Die Corona-Krise scheint abzuklingen – und schon reißen am Arbeitsmarkt alte Lücken wieder auf. Der ungedeckte Bedarf der Unternehmen an Fachkräften in technischen Berufen wächst kräftig. Nach dem Konjunkturabsturz von 2020 bewegt sich sein Ausmaß inzwischen wieder auf den längerfristigen Durchschnitt der Vorkrisenjahre zu.
Obendrein steuert die Industrie nun auf zwei verschärfende Entwicklungen zu: Digitalisierung und neue Klimaziele heizen ihren Fachkräftebedarf weiter an, zugleich aber bremst der demographische Wandel das Personalangebot. Das zeigt eine neue Bedarfsanalyse des Instituts der deutschen Wirtschaft (IW), die der F.A.Z. vorab vorliegt.
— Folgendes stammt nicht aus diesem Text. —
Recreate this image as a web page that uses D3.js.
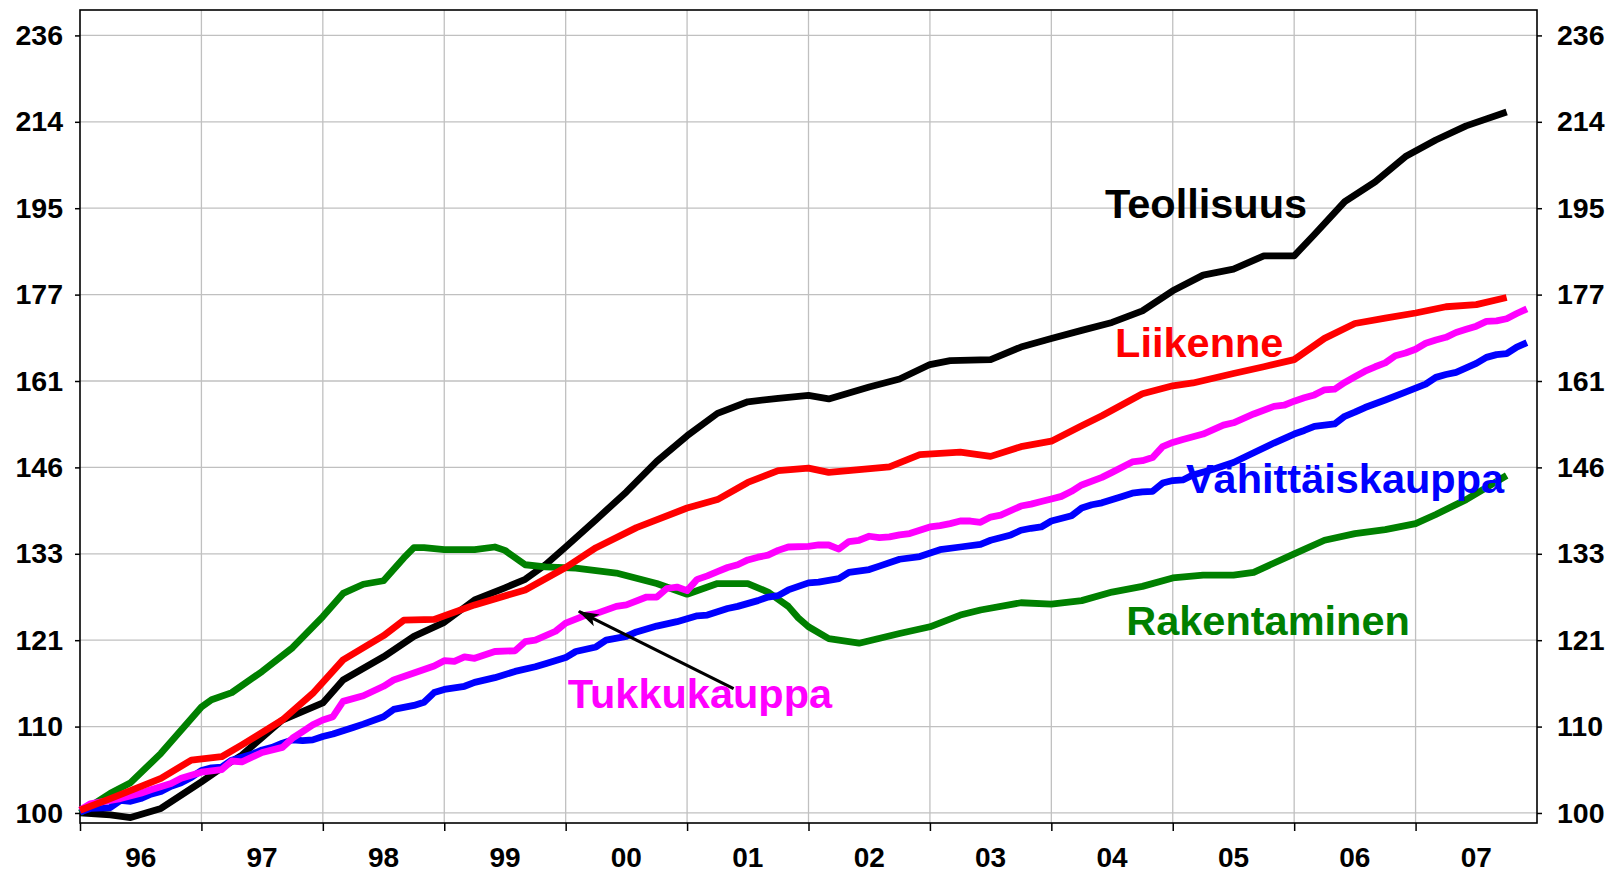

Über alle Fachkräfteberufe in den Bereichen Mathematik, Informatik, Naturwissenschaften, Technik („Mint“) hinweg hatte die rechnerische Fachkräftelücke demnach im September nur noch eine Größe von 49 Prozent ihres langjährigen Durchschnittswerts. Bis April aber wuchs sie schon wieder auf 68 Prozent. Und in den Berufen für Hochschulabsolventen sowie für IT-Fachleute hatte die rechnerische Lücke im April ihre langfristige Durchschnittsgröße sogar schon fast wieder erreicht. Bei der Studie handelt es um den „Mint-Report“, den das Kölner Institut halbjährlich im Auftrag großer Arbeitgeber- und Industrieverbände erstellt.
Dies unterstreicht auch eine aktuelle Kurzstudie
Das aktuelle Ausmaß der Lücke rechnen die Forscher anhand amtlicher Arbeitsmarktdaten hoch. Demnach hatten die Unternehmen im April insgesamt 360.000 Stellen in diesen Berufsfeldern zu besetzen. Ihnen standen dort insgesamt 228.000 Arbeitslose gegenüber. Da aber nicht jeder der Arbeitslosen für jede der offenen Stellen qualifiziert ist, fällt die tatsächliche Lücke größer aus als die Differenz zwischen diesen beiden Zahlen. Vor diesem Hintergrund ermittelte das IW eine Lücke von 145.000 fehlenden Fachkräften im April; das waren fast 40.000 mehr als im September.
Jenseits des aktuellen Konjunkturhorizonts ist der absehbare Personalmangel in diesen Berufen aber noch größer: Während von den insgesamt 12 Millionen Mint-Facharbeitern und -Akademikern bis 2030 jährlich mehr als 330.000 altershalber ausscheiden, könnte die jährliche Zahl der Berufseinsteiger – soweit sie derzeit absehbar ist – nicht einmal diesen Ersatzbedarf decken. Zugleich deutet aber viel darauf hin, dass die Unternehmen in erheblichem Umfang zusätzliches Fachpersonal benötigen, um die Umbrüche hin zu digitalisierten und zugleich klimaschonenden Produktionsabläufen zu bewältigen.
Dies unterstreicht auch eine aktuelle Kurzstudie, welche die Grünen-Bundestagsfraktion in Auftrag gegeben hatte. Sie kam zum Ergebnis, dass schon 2030 fast 450.000 Fachkräfte allein dafür benötigt würden, den hochgerechneten Investitionsbedarf für eine klimaneutrale Neuaufstellung der großen Wirtschaftssektoren umzusetzen. Die Grünen planen daher, für Arbeitnehmer neue Rechtsansprüche auf Qualifizierung während des laufenden Arbeitsvertrags einzuführen. Das IW rät indes vor allem dazu, in den Schulen die digitale Ausstattung sowie die Vermittlung technischer Kompetenzen zu verbessern, damit Jugendliche leichter den Weg in diese Berufe finden.